Daughter of the Burning City Review

30237061This was a total spur of the moment pick up and I wasn’t disappointed!

This book follows the story of Sorrina who is an illusion caster in the travelling festival of Gomorrah. She is the daughter of the proprietor of the festival which kind of makes her a princess of Gomorrah. However, Sorrina was born without eyes and a lot of people view her as a freak. When someone starts to murder her illusions, Sorrina needs to figure out who, why and how!

I was really drawn into the story right from the beginning. It starts out pretty fast paced which I enjoy and all the information is provided quite organically in the course of the plot. I like that there are so many different, diverse characters scattered throughout the story line, it made it a lot easier to distinguish between everyone.

Sorrina I found to be a little naïve and a bit on the lower range of her age. I get that she is only 16 but I feel like she’s been quite sheltered her whole life and I thought she would know a lot more about Gomorrah than what she actually does. In terms of the whole plot I guess it makes sense that she doesn’t know a lot of people but that was one thing that stuck out to me. I love how committed she is to her little family and the depths of the grief and loss that she feels after each death. She is also quite honest and upfront about her emotions as well which I appreciated in her.

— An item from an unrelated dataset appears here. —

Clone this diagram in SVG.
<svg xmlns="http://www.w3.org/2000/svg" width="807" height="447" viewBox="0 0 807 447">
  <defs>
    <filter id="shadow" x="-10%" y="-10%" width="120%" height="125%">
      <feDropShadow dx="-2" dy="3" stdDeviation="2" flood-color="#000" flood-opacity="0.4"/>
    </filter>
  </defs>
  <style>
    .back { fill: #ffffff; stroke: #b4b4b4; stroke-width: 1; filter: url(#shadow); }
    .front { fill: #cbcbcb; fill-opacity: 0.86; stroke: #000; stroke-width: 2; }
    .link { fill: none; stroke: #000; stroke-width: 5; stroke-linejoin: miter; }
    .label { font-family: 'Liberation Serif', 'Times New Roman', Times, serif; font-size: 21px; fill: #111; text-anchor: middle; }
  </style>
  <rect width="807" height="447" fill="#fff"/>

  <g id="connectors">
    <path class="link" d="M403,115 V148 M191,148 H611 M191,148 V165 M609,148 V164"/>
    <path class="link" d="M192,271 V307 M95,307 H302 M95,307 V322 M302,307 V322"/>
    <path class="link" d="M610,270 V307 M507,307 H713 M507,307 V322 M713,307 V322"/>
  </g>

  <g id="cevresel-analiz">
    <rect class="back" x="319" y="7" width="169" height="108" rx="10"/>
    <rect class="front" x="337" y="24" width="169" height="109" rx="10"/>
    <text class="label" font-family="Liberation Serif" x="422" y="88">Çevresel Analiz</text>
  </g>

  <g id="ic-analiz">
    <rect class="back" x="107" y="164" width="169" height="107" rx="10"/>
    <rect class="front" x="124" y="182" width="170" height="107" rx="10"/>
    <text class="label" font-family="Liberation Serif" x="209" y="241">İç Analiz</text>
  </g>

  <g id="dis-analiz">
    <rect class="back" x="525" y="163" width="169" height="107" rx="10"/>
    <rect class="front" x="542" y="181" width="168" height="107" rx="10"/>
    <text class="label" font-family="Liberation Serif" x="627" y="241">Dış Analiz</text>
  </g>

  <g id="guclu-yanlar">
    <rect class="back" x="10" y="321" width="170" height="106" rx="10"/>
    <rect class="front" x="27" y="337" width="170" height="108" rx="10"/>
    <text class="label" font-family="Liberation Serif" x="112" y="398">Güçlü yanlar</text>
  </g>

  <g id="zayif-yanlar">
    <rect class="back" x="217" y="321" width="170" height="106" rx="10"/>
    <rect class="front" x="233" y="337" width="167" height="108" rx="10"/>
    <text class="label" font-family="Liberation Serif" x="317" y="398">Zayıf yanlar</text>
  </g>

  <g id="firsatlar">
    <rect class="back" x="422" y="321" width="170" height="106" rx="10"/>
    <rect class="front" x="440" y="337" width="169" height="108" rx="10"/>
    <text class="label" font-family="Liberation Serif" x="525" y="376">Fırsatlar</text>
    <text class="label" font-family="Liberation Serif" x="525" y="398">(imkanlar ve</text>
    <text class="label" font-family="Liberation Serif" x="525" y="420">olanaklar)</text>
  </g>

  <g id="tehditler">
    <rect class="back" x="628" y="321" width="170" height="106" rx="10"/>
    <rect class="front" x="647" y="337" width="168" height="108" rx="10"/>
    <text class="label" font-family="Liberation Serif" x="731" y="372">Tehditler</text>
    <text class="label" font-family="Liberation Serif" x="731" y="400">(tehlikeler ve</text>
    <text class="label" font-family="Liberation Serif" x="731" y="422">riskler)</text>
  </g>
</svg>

I thought the dynamic between Sorrina and her illusions was very intriguing and the way that she comes up with each one and almost unconsciously makes them freaks like her was a nice element to the story, it really enabled Sorrina to be able to relate to them all. It was interesting that even though she created them, they are all able to think for themselves, all she is really able to control is when they appear and disappear. I like that there are limitations to what she can do and it is made evident in the story.

I thought the world building in the book was fantastic; the whole situation between the Up Mountain and Down Mountain people and how they differentiate. I liked the religious aspect with the zealots and claiming all the illusionists to be devil workers. It added a layer of depth to the book and was a good foundation for the story to build upon. Especially when it came to all the Up Mountain political climate scheme that is uncovered.

There was a real sense of urgency and suspense woven throughout the story line which kept me highly engaged in the book. The stakes were always at an all-time high and trying to figure out who was behind everything was very entertaining!